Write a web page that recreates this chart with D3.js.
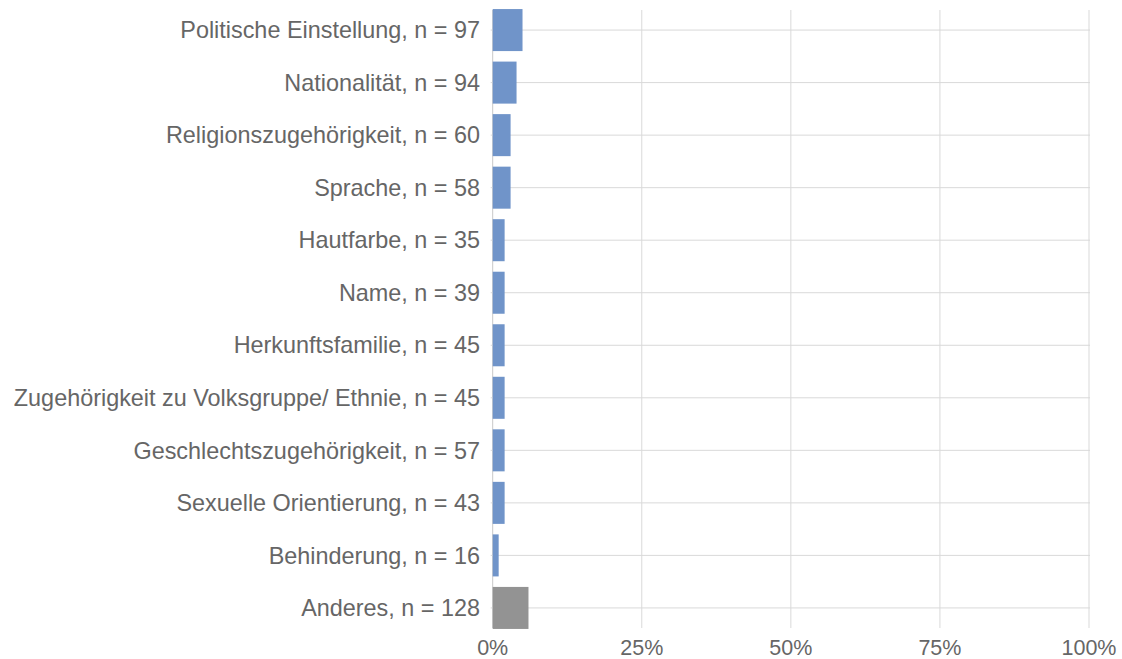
<!DOCTYPE html>
<html><head><meta charset="utf-8">
<script src="https://cdn.jsdelivr.net/npm/d3@7"></script>
<style>body{margin:0;background:#fff}svg{display:block}text{font-family:"Liberation Sans",Arial,sans-serif}</style>
</head><body><svg id="c" width="1122" height="659"></svg>
<script>
const categories = ["Politische Einstellung, n = 97","Nationalität, n = 94","Religionszugehörigkeit, n = 60","Sprache, n = 58","Hautfarbe, n = 35","Name, n = 39","Herkunftsfamilie, n = 45","Zugehörigkeit zu Volksgruppe/ Ethnie, n = 45","Geschlechtszugehörigkeit, n = 57","Sexuelle Orientierung, n = 43","Behinderung, n = 16","Anderes, n = 128"];
const values = [5,4,3,3,2,2,2,2,2,2,1,6];
const barColors = ["#7094c9","#7094c9","#7094c9","#7094c9","#7094c9","#7094c9","#7094c9","#7094c9","#7094c9","#7094c9","#7094c9","#939393"];
const xTicks = [0,25,50,75,100];
const xTickLabels = ["0%","25%","50%","75%","100%"];

const svg = d3.select("#c");
const x = d3.scaleLinear().domain([0,100]).range([492.7,1089]);
const y = d3.scaleBand().domain(categories).range([3.8,634.2]).paddingInner(0.2).paddingOuter(0.1);
const gridTop = 10, gridBottom = 628;

svg.append("g").selectAll("line").data(xTicks).join("line")
  .attr("x1",d=>x(d)).attr("x2",d=>x(d)).attr("y1",gridTop).attr("y2",gridBottom)
  .attr("stroke",d=>d===0?"#c8c8c8":"#d9d9d9").attr("stroke-width",1);

svg.append("g").selectAll("line").data(categories).join("line")
  .attr("x1",x(0)-2).attr("x2",x(100)+1)
  .attr("y1",d=>y(d)+y.bandwidth()/2).attr("y2",d=>y(d)+y.bandwidth()/2)
  .attr("stroke","#d9d9d9").attr("stroke-width",1);

svg.append("g").selectAll("rect").data(categories).join("rect")
  .attr("x",x(0)).attr("y",d=>y(d))
  .attr("width",(d,i)=>x(values[i])-x(0)).attr("height",y.bandwidth())
  .attr("fill",(d,i)=>barColors[i]);

svg.append("g").selectAll("text").data(categories).join("text")
  .attr("x",480).attr("y",d=>y(d)+y.bandwidth()/2).attr("dy","0.35em")
  .attr("text-anchor","end").attr("fill","#666").attr("font-size",23.4).text(d=>d);

svg.append("g").selectAll("text").data(xTicks).join("text")
  .attr("x",d=>x(d)).attr("y",654.5)
  .attr("text-anchor","middle").attr("fill","#666").attr("font-size",21.5).text((d,i)=>xTickLabels[i]);
</script></body></html>
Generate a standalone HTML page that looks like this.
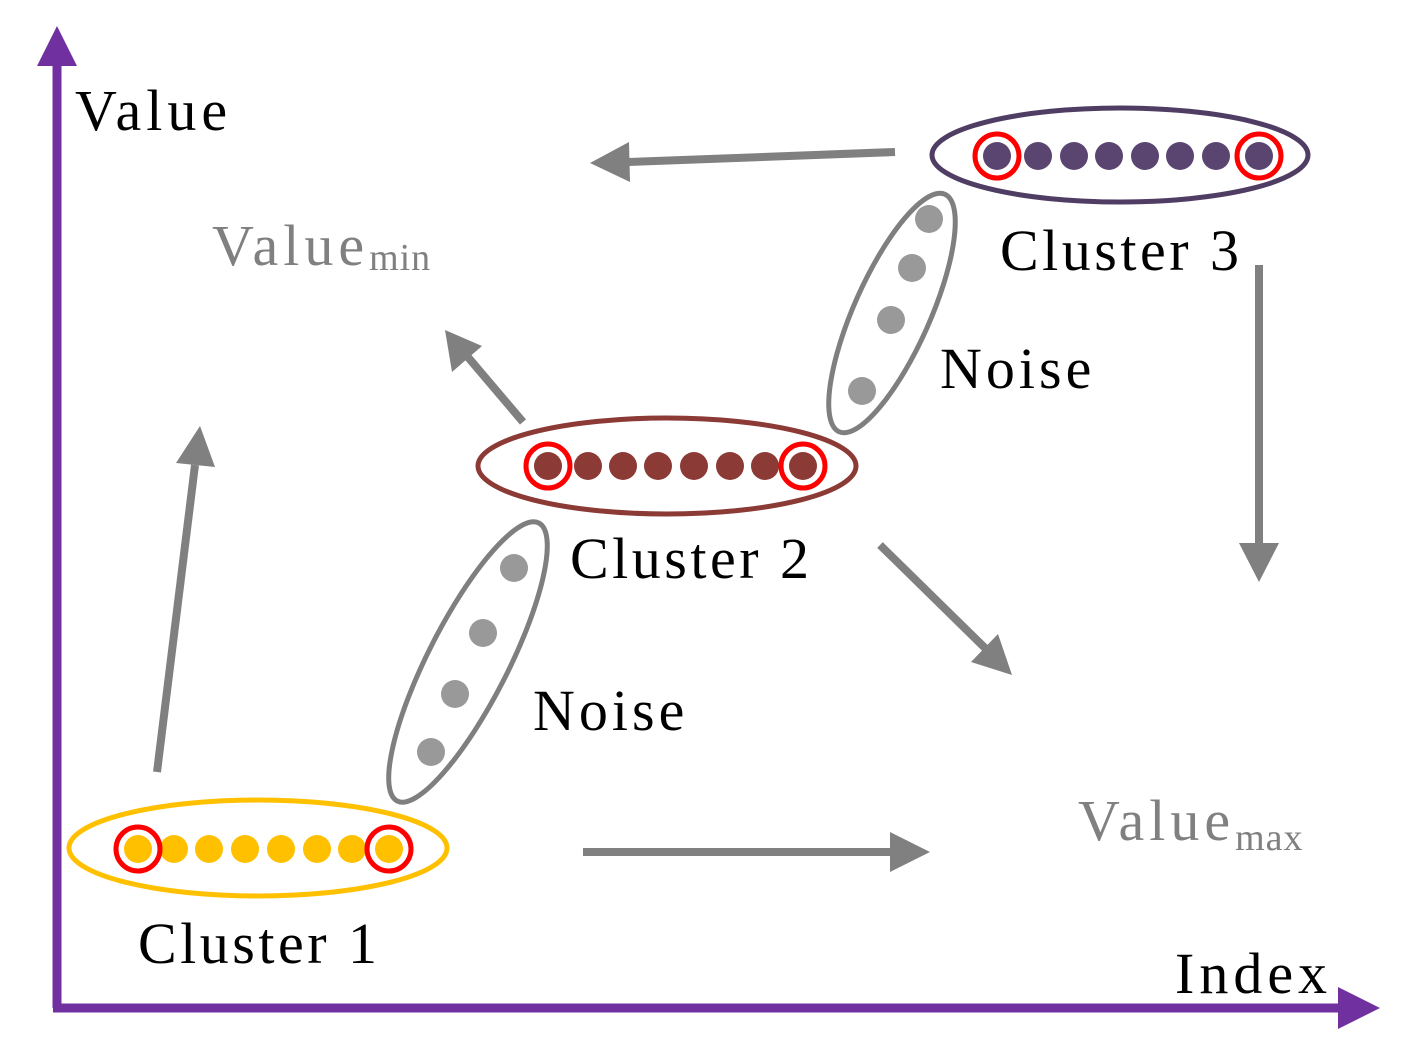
<!DOCTYPE html>
<html><head><style>html,body{margin:0;padding:0;background:#fff}</style></head><body>
<svg width="1414" height="1056" viewBox="0 0 1414 1056" xmlns="http://www.w3.org/2000/svg" font-family="Liberation Serif, serif">
<!-- axes -->
<line x1="57" y1="1008" x2="57" y2="60" stroke="#7030A0" stroke-width="9"/>
<polygon points="57,26 37,66 77,66" fill="#7030A0"/>
<line x1="53" y1="1008" x2="1345" y2="1008" stroke="#7030A0" stroke-width="9"/>
<polygon points="1380,1008 1338,987 1338,1029" fill="#7030A0"/>
<text x="75" y="130" font-size="58" letter-spacing="5">Value</text>
<text x="1175" y="993" font-size="58" letter-spacing="5">Index</text>
<!-- grey arrows -->
<g stroke="#808080" stroke-width="8" fill="#808080">
<line x1="157" y1="772" x2="195" y2="465"/>
<polygon points="200,426 176,463 215,467" stroke="none"/>
<line x1="523" y1="422" x2="467" y2="356"/>
<polygon points="445,330 452,372 482,346" stroke="none"/>
<line x1="895" y1="152" x2="628" y2="162"/>
<polygon points="590,163 630,182 629,142" stroke="none"/>
<line x1="1259" y1="265" x2="1259" y2="545"/>
<polygon points="1259,582 1239,543 1279,543" stroke="none"/>
<line x1="880" y1="545" x2="985" y2="648"/>
<polygon points="1012,675 998,634 971,662" stroke="none"/>
<line x1="583" y1="852" x2="893" y2="852"/>
<polygon points="930,852 890,832 890,872" stroke="none"/>
</g>
<text x="212" y="265" font-size="58" fill="#808080" letter-spacing="5">Value<tspan font-size="38" dy="5" letter-spacing="1">min</tspan></text>
<text x="1078" y="840" font-size="58" fill="#808080" letter-spacing="5">Value<tspan font-size="38" dy="10" letter-spacing="1">max</tspan></text>
<!-- noise 1 -->
<ellipse cx="468" cy="662" rx="156" ry="40" transform="rotate(-63 468 662)" fill="none" stroke="#7f7f7f" stroke-width="5"/>
<g fill="#999"><circle cx="514" cy="568" r="14"/><circle cx="483" cy="633" r="14"/><circle cx="455" cy="694" r="14"/><circle cx="431" cy="752" r="14"/></g>
<!-- noise 2 -->
<ellipse cx="892" cy="313" rx="130" ry="38" transform="rotate(-66 892 313)" fill="none" stroke="#7f7f7f" stroke-width="5"/>
<g fill="#999"><circle cx="929" cy="219" r="14"/><circle cx="912" cy="268" r="14"/><circle cx="891" cy="320" r="14"/><circle cx="862" cy="391" r="14"/></g>
<text x="940" y="388" font-size="58" letter-spacing="4">Noise</text>
<text x="533" y="730" font-size="58" letter-spacing="4">Noise</text>
<!-- cluster 1 -->
<ellipse cx="258" cy="848" rx="189" ry="48" fill="none" stroke="#FFC000" stroke-width="5"/>
<g fill="#FFC000"><circle cx="138" cy="849" r="14"/><circle cx="174" cy="849" r="14"/><circle cx="209" cy="849" r="14"/><circle cx="245" cy="849" r="14"/><circle cx="281" cy="849" r="14"/><circle cx="317" cy="849" r="14"/><circle cx="352" cy="849" r="14"/><circle cx="389" cy="849" r="14"/></g>
<g fill="none" stroke="#FF0000" stroke-width="5"><circle cx="138" cy="849" r="22"/><circle cx="389" cy="849" r="22"/></g>
<text x="138" y="963" font-size="58" letter-spacing="3.5">Cluster 1</text>
<!-- cluster 2 -->
<ellipse cx="667" cy="466" rx="189" ry="48" fill="none" stroke="#8B3A35" stroke-width="5"/>
<g fill="#8B3A35"><circle cx="548" cy="466" r="14"/><circle cx="588" cy="466" r="14"/><circle cx="623" cy="466" r="14"/><circle cx="658" cy="466" r="14"/><circle cx="694" cy="466" r="14"/><circle cx="730" cy="466" r="14"/><circle cx="765" cy="466" r="14"/><circle cx="803" cy="466" r="14"/></g>
<g fill="none" stroke="#FF0000" stroke-width="5"><circle cx="548" cy="466" r="22"/><circle cx="803" cy="466" r="22"/></g>
<text x="570" y="578" font-size="58" letter-spacing="3.5">Cluster 2</text>
<!-- cluster 3 -->
<ellipse cx="1120" cy="155" rx="188" ry="47" fill="none" stroke="#4F3D63" stroke-width="5"/>
<g fill="#5A4570"><circle cx="997" cy="156" r="14"/><circle cx="1038" cy="156" r="14"/><circle cx="1074" cy="156" r="14"/><circle cx="1109" cy="156" r="14"/><circle cx="1145" cy="156" r="14"/><circle cx="1180" cy="156" r="14"/><circle cx="1216" cy="156" r="14"/><circle cx="1259" cy="156" r="14"/></g>
<g fill="none" stroke="#FF0000" stroke-width="5"><circle cx="997" cy="156" r="22"/><circle cx="1259" cy="156" r="22"/></g>
<text x="1000" y="270" font-size="58" letter-spacing="3.5">Cluster 3</text>
</svg>
</body></html>
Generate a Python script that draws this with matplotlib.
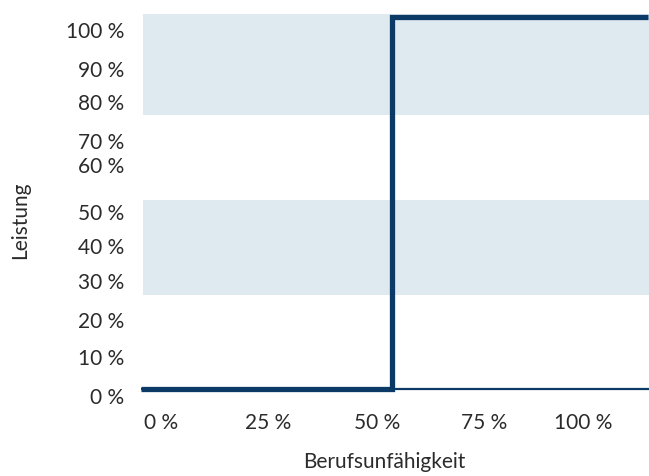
import matplotlib.pyplot as plt

# BU-Grad (x) und Leistung (y), Stufe bei 50 %
bu_grad = [0, 50, 50, 101]
leistung = [0, 0, 100, 100]

# hinterlegte Bereiche
bands = [(25.3, 50.8), (73.7, 100.8)]

x_ticks = [4, 25.3, 47, 68.3, 88]
x_labels = ['0 %', '25 %', '50 %', '75 %', '100 %']
y_ticks = [-1.9, 8.6, 18.5, 29, 38.4, 47.6, 60.2, 66.7, 77.2, 86, 96.5]
y_labels = ['0 %', '10 %', '20 %', '30 %', '40 %', '50 %',
            '60 %', '70 %', '80 %', '90 %', '100 %']

navy = '#0b3a66'
text_col = '#2b2b2b'

plt.rcParams['font.family'] = ['Lato', 'DejaVu Sans']

fig = plt.figure(figsize=(6.49, 4.76), dpi=100)
ax = fig.add_axes([141 / 649, 1 - 405 / 476, 508 / 649, 395 / 476])

for lo, hi in bands:
    ax.axhspan(lo, hi, xmin=0.004, color='#dfe9f0', lw=0, zorder=0)

ax.axhline(0, color=navy, lw=1.6, zorder=1)
ax.plot(bu_grad, leistung, color=navy, lw=3.8, solid_joinstyle='miter',
        solid_capstyle='butt', zorder=2)

ax.set_xlim(0, 101.2)
ax.set_ylim(-4.3, 101.9)
ax.set_xticks(x_ticks)
ax.set_xticklabels(x_labels)
ax.set_yticks(y_ticks)
ax.set_yticklabels(y_labels)
ax.tick_params(length=0, labelsize=15, labelcolor=text_col)
ax.tick_params(axis='y', pad=12)
ax.tick_params(axis='x', pad=6)
for s in ax.spines.values():
    s.set_visible(False)

fig.text(384 / 649, 1 - 462 / 476, 'Berufsunfähigkeit', fontsize=15,
         color=text_col, ha='center', va='center')
fig.text(20 / 649, 1 - 220 / 476, 'Leistung', fontsize=15, rotation=90,
         color=text_col, ha='center', va='center')

fig.savefig('out.png', dpi=100)
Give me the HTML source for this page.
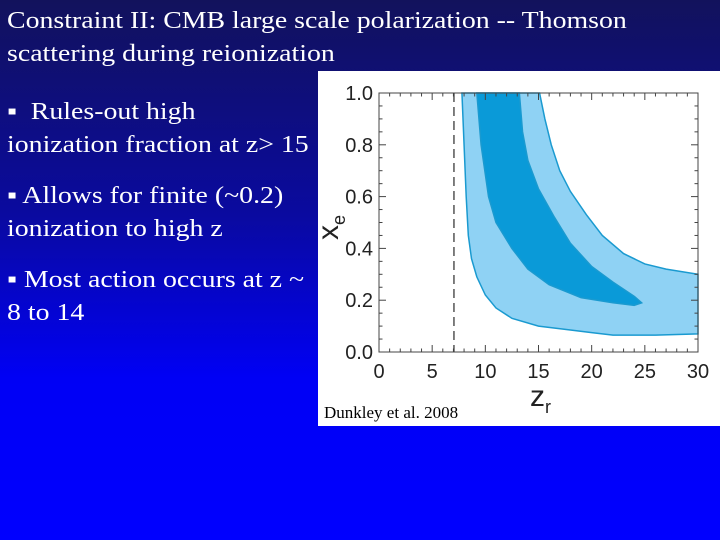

__________________________________________________

▶ [TO DO]: Count how many lines in the data contain the word "matplotlib", giving the number without comment.

▶ [EXERCISE RESULT]: 2